Material to process =>
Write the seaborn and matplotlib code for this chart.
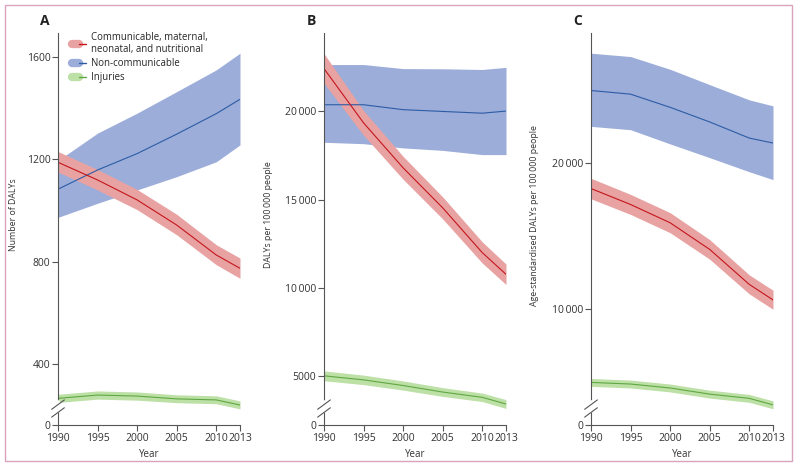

...

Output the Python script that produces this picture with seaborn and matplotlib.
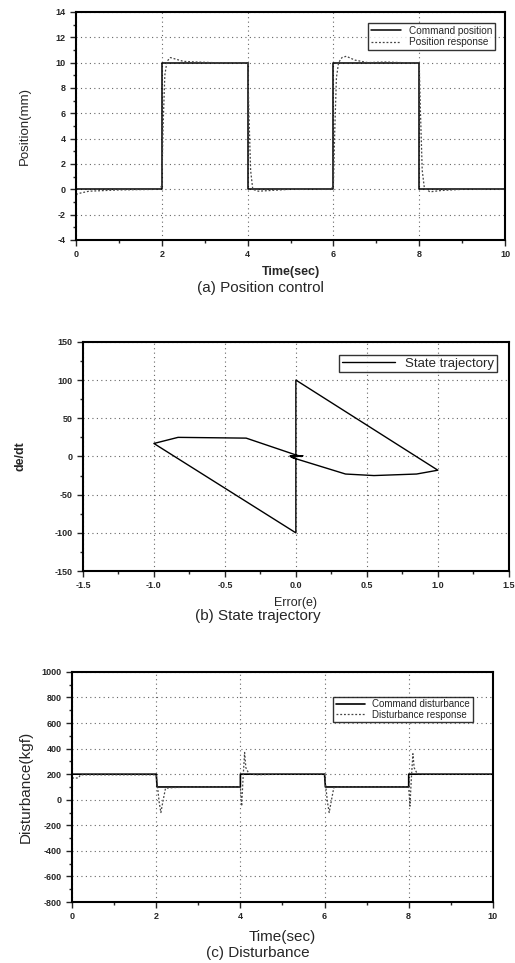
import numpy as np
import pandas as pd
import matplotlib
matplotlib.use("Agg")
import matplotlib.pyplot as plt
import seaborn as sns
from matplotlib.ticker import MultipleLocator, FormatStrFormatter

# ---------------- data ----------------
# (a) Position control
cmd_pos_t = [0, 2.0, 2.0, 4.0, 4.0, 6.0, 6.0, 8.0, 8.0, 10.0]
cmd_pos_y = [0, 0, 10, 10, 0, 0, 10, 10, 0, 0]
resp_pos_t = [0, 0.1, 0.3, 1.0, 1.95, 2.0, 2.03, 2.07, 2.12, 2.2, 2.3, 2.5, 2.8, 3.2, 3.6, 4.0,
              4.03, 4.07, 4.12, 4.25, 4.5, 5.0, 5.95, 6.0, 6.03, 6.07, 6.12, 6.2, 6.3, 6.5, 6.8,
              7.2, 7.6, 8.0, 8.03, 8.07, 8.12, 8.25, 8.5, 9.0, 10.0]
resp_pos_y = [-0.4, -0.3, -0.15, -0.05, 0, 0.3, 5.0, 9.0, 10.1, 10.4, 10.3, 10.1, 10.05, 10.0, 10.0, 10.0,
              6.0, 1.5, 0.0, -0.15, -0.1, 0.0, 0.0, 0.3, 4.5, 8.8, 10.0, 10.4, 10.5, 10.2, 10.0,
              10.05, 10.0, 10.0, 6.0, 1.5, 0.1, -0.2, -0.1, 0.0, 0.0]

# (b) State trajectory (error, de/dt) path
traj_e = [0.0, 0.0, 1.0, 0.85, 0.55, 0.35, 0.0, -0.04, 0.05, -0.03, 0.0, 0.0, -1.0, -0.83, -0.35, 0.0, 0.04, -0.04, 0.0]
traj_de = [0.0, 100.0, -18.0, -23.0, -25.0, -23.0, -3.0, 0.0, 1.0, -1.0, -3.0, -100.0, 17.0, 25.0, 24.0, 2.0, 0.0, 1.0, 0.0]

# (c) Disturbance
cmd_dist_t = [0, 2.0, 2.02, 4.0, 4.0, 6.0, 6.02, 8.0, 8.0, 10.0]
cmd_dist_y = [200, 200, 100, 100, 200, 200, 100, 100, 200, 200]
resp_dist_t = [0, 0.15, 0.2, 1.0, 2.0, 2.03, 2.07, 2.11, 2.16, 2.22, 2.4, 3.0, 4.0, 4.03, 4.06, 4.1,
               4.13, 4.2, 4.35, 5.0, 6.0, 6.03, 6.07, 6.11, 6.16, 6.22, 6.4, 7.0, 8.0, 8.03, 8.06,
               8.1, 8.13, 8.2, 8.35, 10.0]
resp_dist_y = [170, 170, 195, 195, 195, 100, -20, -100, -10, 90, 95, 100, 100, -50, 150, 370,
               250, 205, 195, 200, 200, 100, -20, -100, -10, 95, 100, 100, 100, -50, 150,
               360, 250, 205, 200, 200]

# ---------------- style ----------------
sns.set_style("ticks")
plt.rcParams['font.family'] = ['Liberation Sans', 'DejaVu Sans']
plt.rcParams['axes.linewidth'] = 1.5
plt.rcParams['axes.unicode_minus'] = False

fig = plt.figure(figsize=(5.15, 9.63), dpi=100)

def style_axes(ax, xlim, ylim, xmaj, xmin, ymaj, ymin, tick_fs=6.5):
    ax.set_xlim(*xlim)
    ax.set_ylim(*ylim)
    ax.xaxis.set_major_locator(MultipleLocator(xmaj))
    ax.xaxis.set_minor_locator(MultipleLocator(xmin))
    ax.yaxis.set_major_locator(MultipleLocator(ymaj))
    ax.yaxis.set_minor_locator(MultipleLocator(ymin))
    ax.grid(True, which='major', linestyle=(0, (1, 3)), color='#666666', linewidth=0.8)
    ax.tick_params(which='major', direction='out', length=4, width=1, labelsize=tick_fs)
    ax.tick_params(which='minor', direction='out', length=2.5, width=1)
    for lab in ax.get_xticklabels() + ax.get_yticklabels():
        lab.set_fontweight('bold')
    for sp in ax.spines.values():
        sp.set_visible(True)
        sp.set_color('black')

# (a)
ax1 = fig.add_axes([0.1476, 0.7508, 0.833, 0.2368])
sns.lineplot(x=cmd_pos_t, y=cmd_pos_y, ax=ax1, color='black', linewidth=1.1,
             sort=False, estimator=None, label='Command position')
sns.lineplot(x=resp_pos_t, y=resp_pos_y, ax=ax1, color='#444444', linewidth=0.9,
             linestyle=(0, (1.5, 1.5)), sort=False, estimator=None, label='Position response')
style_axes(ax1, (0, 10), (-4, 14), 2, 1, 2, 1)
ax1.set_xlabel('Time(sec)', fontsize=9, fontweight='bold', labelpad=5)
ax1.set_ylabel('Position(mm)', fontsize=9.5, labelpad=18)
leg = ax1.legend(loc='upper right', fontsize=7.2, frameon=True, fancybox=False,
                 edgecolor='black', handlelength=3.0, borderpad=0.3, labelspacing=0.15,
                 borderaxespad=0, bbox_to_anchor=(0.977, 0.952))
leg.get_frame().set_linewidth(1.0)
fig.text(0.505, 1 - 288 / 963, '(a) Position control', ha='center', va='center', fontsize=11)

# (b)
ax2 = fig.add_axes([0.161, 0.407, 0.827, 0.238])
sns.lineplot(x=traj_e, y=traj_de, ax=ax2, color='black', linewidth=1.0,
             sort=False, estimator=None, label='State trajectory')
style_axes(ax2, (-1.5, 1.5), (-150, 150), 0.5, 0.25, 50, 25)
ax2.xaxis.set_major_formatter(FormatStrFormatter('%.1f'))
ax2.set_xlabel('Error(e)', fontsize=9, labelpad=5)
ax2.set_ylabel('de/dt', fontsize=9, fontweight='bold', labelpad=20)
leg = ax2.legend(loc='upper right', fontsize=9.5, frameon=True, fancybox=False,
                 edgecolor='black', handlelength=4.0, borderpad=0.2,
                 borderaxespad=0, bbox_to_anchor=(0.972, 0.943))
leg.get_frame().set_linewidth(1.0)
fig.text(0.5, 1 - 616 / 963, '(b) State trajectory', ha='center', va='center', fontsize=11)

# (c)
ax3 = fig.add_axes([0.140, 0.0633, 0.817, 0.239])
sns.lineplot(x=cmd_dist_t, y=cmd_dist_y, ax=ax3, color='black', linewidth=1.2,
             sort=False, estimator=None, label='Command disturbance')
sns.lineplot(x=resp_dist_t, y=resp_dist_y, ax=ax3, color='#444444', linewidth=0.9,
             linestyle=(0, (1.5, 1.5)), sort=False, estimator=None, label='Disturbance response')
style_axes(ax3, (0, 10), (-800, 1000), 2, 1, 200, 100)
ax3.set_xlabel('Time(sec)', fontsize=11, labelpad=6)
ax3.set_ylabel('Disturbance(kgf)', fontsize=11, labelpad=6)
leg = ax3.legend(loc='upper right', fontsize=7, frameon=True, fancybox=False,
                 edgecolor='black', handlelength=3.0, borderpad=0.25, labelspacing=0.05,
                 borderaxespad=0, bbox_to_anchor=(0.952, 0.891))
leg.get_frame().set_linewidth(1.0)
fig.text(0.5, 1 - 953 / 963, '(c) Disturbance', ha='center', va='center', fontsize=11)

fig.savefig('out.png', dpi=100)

* * *

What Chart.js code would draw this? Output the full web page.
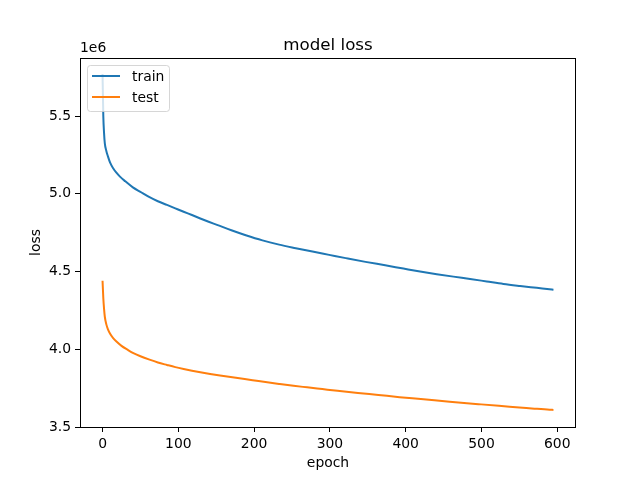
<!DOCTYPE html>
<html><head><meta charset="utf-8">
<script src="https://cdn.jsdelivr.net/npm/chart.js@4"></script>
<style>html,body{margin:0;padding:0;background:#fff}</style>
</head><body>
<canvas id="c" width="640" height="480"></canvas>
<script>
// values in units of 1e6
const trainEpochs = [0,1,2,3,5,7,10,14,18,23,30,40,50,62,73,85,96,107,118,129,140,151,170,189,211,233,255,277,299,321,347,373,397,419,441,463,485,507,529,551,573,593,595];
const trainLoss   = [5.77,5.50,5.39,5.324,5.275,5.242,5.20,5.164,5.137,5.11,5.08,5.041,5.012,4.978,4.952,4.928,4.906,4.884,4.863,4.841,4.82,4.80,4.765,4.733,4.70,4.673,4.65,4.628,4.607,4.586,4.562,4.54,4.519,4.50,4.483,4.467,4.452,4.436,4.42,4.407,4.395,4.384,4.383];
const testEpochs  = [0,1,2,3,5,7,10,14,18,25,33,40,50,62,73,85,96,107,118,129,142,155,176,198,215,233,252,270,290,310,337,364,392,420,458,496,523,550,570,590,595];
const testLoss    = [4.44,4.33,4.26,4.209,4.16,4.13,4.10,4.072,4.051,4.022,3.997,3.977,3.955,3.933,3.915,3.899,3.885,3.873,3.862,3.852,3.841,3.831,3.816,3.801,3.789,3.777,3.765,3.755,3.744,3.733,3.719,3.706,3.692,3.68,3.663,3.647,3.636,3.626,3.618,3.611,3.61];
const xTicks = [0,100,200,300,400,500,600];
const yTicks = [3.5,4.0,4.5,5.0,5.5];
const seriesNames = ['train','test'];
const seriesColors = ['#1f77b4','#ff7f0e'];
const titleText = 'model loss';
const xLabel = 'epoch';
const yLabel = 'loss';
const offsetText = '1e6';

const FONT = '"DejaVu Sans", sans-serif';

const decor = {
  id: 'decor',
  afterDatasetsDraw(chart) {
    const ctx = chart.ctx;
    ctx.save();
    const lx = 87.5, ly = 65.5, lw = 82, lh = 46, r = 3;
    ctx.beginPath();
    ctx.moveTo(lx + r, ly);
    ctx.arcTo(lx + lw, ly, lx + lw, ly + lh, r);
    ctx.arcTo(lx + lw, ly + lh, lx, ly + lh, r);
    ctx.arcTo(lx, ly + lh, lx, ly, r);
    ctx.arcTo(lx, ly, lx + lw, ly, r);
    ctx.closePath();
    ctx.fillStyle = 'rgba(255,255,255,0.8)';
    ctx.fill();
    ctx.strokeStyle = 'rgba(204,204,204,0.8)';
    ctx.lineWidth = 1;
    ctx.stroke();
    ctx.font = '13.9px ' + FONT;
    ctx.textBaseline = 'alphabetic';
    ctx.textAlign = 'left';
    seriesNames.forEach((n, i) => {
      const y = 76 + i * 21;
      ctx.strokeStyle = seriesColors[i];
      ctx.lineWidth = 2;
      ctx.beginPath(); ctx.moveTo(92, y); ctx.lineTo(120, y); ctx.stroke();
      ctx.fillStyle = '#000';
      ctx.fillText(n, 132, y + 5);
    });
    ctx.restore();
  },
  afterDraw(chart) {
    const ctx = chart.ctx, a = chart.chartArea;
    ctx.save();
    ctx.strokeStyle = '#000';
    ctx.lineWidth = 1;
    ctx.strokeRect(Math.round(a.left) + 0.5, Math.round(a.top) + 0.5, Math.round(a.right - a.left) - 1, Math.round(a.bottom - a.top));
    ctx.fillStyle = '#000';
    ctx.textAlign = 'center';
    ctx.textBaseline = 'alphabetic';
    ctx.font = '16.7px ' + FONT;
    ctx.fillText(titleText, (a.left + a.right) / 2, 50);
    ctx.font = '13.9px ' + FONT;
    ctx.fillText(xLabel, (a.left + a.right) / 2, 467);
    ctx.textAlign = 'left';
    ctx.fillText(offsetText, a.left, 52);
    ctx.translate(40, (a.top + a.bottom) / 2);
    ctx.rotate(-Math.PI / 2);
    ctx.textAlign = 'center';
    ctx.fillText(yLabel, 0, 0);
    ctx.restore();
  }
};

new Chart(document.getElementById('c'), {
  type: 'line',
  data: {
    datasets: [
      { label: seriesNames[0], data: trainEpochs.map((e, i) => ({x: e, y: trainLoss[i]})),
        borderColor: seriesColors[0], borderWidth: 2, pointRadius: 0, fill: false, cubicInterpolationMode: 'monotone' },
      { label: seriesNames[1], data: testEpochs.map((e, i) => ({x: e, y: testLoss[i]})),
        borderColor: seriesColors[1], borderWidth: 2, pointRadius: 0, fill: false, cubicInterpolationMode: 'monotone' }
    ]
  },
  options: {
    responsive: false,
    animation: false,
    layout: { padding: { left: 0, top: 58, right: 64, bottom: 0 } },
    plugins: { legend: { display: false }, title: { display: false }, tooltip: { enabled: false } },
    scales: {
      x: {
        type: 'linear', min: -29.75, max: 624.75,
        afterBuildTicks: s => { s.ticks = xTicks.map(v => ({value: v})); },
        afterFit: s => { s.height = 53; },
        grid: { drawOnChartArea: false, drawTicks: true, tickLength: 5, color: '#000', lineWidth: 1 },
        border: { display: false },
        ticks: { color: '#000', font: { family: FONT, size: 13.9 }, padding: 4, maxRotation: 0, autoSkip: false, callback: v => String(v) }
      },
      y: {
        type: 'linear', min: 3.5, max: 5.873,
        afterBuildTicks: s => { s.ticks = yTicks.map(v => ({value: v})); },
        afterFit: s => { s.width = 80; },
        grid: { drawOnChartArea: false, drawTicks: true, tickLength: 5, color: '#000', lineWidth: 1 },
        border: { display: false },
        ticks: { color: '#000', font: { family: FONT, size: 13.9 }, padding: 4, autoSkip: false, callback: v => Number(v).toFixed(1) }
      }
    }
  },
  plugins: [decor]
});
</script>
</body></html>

Exercise aim => Repeat the lines between those holding "Output the Python" and "from matplotlib.ticker import", inclusive. Pictures stay out.

Completed exercise =>
Output the Python script that produces this picture with seaborn and matplotlib.
import numpy as np
import pandas as pd
import matplotlib
matplotlib.use("Agg")
import matplotlib.pyplot as plt
import seaborn as sns
from matplotlib.ticker import MultipleLocator, FormatStrFormatter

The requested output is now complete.